In one letter Stosch notes his pleasure at seeing the 2nd Duke using a red jasper carved with an image of Rufinae to seal a letter to him, that gem, mounted as a ring is still in the collection.

Sardonyx cameo of Medusa, unsigned.

Their letters also describe a sardonyx Medusa when Stosch was honoured to receive the Duke’s letter via Monsieur Jagel, Court Clerk, with the enclosed bill of exchange of 100 scudi, which he paid to the owner of the Cameo of Medusa. He describes the cameo as not being "completely perfect, having the fault that all cameos of three colours have, it is most certainly antique and worth the price - for the stone, for the conservation and for the size, which Stosch has been assured of unanimously by experts”. Stosch continues to say that now he has learned of His Grace’s taste, he is well set up for helping in future.

A portrait, cabinet, letters, and gems in combination bring this world of collecting closer to us, it relates some of the excitement, pleasure, and pride in collecting these pieces. We also learn that, although highly valued and prized and stored in bespoke cabinets, they were also things for everyday use, used to seal letters and these associations are gathered into our understanding of them.

The gems were considered an essential component of any great collection alongside a library, drawings, paintings and sculpture. Lorenz Natter was engaged by the 4th Duke to catalogue the collection when they were kept in the plate room at Devonshire House, accessible to scholars and collectors who would sometimes receive impressions of them.

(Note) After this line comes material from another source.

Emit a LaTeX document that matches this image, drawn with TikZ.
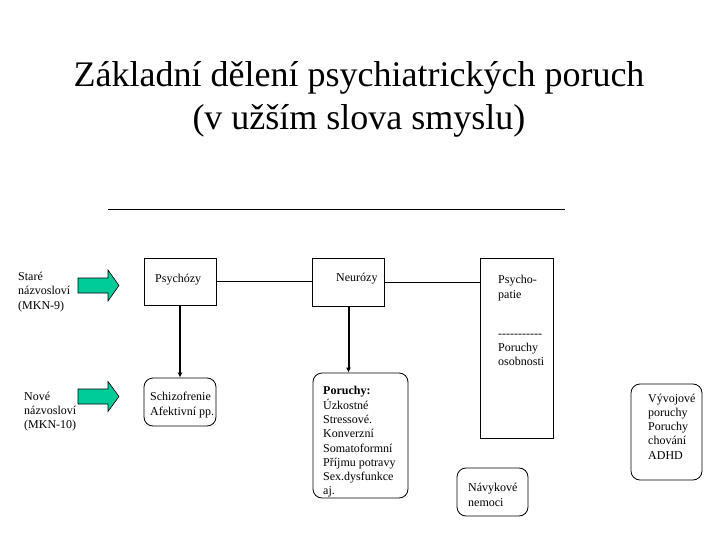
\documentclass[tikz,border=0pt]{standalone}
\usepackage{fontspec}
\setmainfont{Liberation Serif}
\usetikzlibrary{arrows.meta}
\definecolor{arrgreen}{RGB}{0,204,153}
\begin{document}
\begin{tikzpicture}[x=1pt,y=-1pt,
  box/.style={draw, line width=0.8pt, inner sep=0pt},
  rbox/.style={draw, line width=0.8pt, inner sep=0pt, rounded corners=9pt},
  txt/.style={font=\fontsize{12}{14.3}\selectfont, align=left, inner sep=0pt, anchor=west},
  conn/.style={line width=0.8pt},
  down/.style={line width=2pt, -{Latex[length=5pt,width=5pt]}},
  garrow/.style={draw=black, line width=0.6pt, fill=arrgreen}
]
\useasboundingbox (0,0) rectangle (720,540);
% title
\node[font=\fontsize{36}{43}\selectfont, align=center] (title) at (359,99) {Základní dělení psychiatrických poruch\\(v užším slova smyslu)};
\coordinate (hl1) at (108,210);
\coordinate (hl2) at (565,210);
\draw[line width=1pt] (hl1) -- (hl2);
% boxes
\node[box, minimum width=72pt, minimum height=47pt] (psy) at (180,281.5) {};
\node[box, minimum width=72pt, minimum height=48pt] (neu) at (348.5,282) {};
\node[box, minimum width=73pt, minimum height=180pt] (pat) at (516.5,348) {};
\node[rbox, minimum width=72pt, minimum height=48pt] (sch) at (180,402) {};
\node[rbox, minimum width=95pt, minimum height=125pt] (por) at (360.5,435.5) {};
\node[rbox, minimum width=71pt, minimum height=48pt] (nav) at (492.5,492) {};
\node[rbox, minimum width=71pt, minimum height=96pt] (vyv) at (666.5,432) {};
% texts
\node[txt] (psyt) at (155,280) {Psychózy};
\node[txt] (neut) at (336,279) {Neurózy};
\node[txt] (patt1) at (498,288) {Psycho-\\patie};
\node[txt] (patt2) at (498,350) {{-}{-}{-}{-}{-}{-}{-}{-}{-}{-}{-}\\Poruchy\\osobnosti};
\node[txt] (scht) at (150,405) {Schizofrenie\\Afektivní pp.};
\node[txt] (port) at (323,442) {\textbf{Poruchy:}\\Úzkostné\\Stressové.\\Konverzní\\Somatoformní\\Příjmu potravy\\Sex.dysfunkce\\aj.};
\node[txt] (navt) at (468,495) {Návykové\\nemoci};
\node[txt] (vyvt) at (648,426.5) {Vývojové\\poruchy\\Poruchy\\chování\\ADHD};
\node[txt] (stare) at (18,292) {Staré\\názvosloví\\(MKN-9)};
\node[txt] (nove) at (24,411.5) {Nové\\názvosloví\\(MKN-10)};
% green arrows
\draw[garrow] (78,278) -- (108,278) -- (108,270) -- (119,285.5) -- (108,301) -- (108,293) -- (78,293) -- cycle;
\draw[garrow] (78,389) -- (108,389) -- (108,381.5) -- (119,396.5) -- (108,411.5) -- (108,404) -- (78,404) -- cycle;
% connectors
\draw[conn] (psy.east) -- (neu.west |- psy.east);
\draw[conn] (neu.east) -- (pat.west |- neu.east);
\draw[down] (psy.south) -- (sch.north);
\draw[down] (neu.south) -- (por.north -| neu.south);
\end{tikzpicture}
\end{document}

It was in this vein that the gems were preserved and appreciated until the time of the 6th Duke of Devonshire, when some of the Devonshire gems were used in the Devonshire Parure commissioned in 1856 by the 6th Duke of Devonshire for his niece Maria Granville to wear to the coronation of Tsar Alexander II of Russia.

The Devonshire parure image ©Thomas Loof

The appeal of these small-scale sculptures is enduring, in 2017 Laura, Lady Burlington, wore pieces of the Parure for Vogue magazine in celebration of the launch of Chatsworth's 'House Style' exhibition which she co-curated with Hamish Bowles & Patrick Kinmonth.

These gems continue to be worn and enjoyed by the Devonshires.